GOD WITH FORM AND WITHOUT FORM:

  •      God is formless and God is with form too, and He is that which transcends both form and formlessness. He alone can say what else He is.
  •      God with form is visibel, nay we can touch Him, as one does his dearest friend.
  •      Have you any idea of God with form and God without form?
They are like ice and water. When water freezes into ice it has form; when the same ice is melted into water, all form is lost.
  •      God with form and God without form are not two different beings. He who is with form is also without form. To a devotee God manifests Himself in various forms. Just think of a shore-less ocean - an infinite expanse of water - no land visible blocks of ice formed by intense cold. Similarly under the cooling influence, so to say, of the deep devotion of His worshipper, the Infinite reduces Himself into the Finite and appears before him as a Being with form. Again as on the appearance of the sun, the ice melts away, so on the appearance of knowledge, God with form melts away into the formless.
  •      As the same fish is dressed into soup, curry, or cutlet and each has his own choice dish of it, so the Lord of the universe, though one, manifests Himself differently according to the different liking of His worshipers and each one of these has his own view of GOD which he values most. To some He is a kind master or a loving father, a sweet smiling mother or a devoted friend, and to others a faithful husband or a dutiful and obliging son.
  •      Fire itself has no definite shape but in glowing embers it assumes certain forms. The formless fire is then endowed with forms. Similarly the formless GOD sometimes invests Himself with definite forms.
  •      So long as the sound of a bell is audible, it exists in the region of form: but when it is no longer heard, it has become formless. Similarly GOD is both with form and formless

GOD'S ASPECTS MANY:

     Sri Ramakrishna accompanied Mathur Babu on his pilgrimage to Benares. While stopping at that city Sri Ramakrishna paid a visit to Trailanga Swami. Mathur Babu asked Trailanga Swami,"How is it that people speak of so many Gods although there is but one God?" The swami was observing a vow of silence; so he merely raised one of his fingers and threw himself into a sort of trance, hinting thereby that by meditation one comes to know that there is only one God, but by philosophical discussion the sense of unity is displaced by a sense of diversity.

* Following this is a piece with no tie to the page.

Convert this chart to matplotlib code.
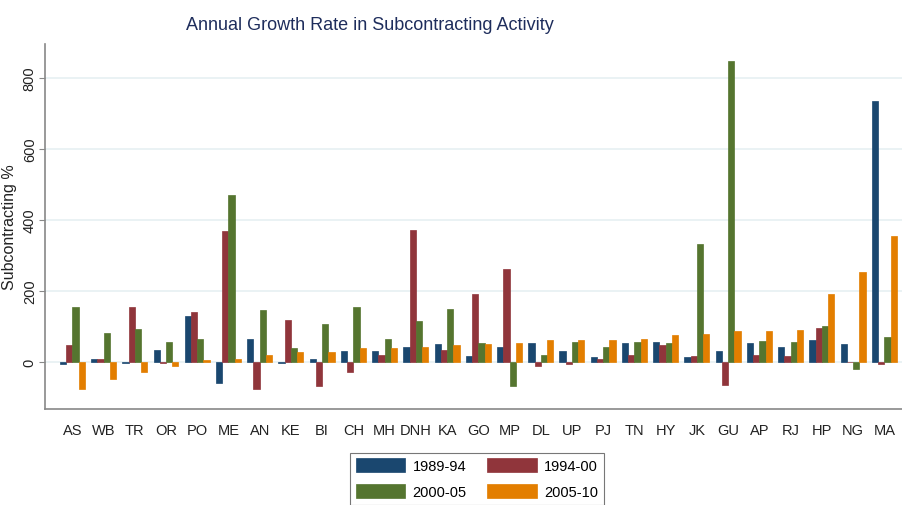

     If in all religions of the world there reigns the same God, then why does the same God appear different in different religions?

     God is one, but many are His aspects. As one master of the house appears in various aspects, being father to one, brother to another, and husband to a third, so one God is described and called in various ways according to the particular aspect in which He appears to His particular worshiper.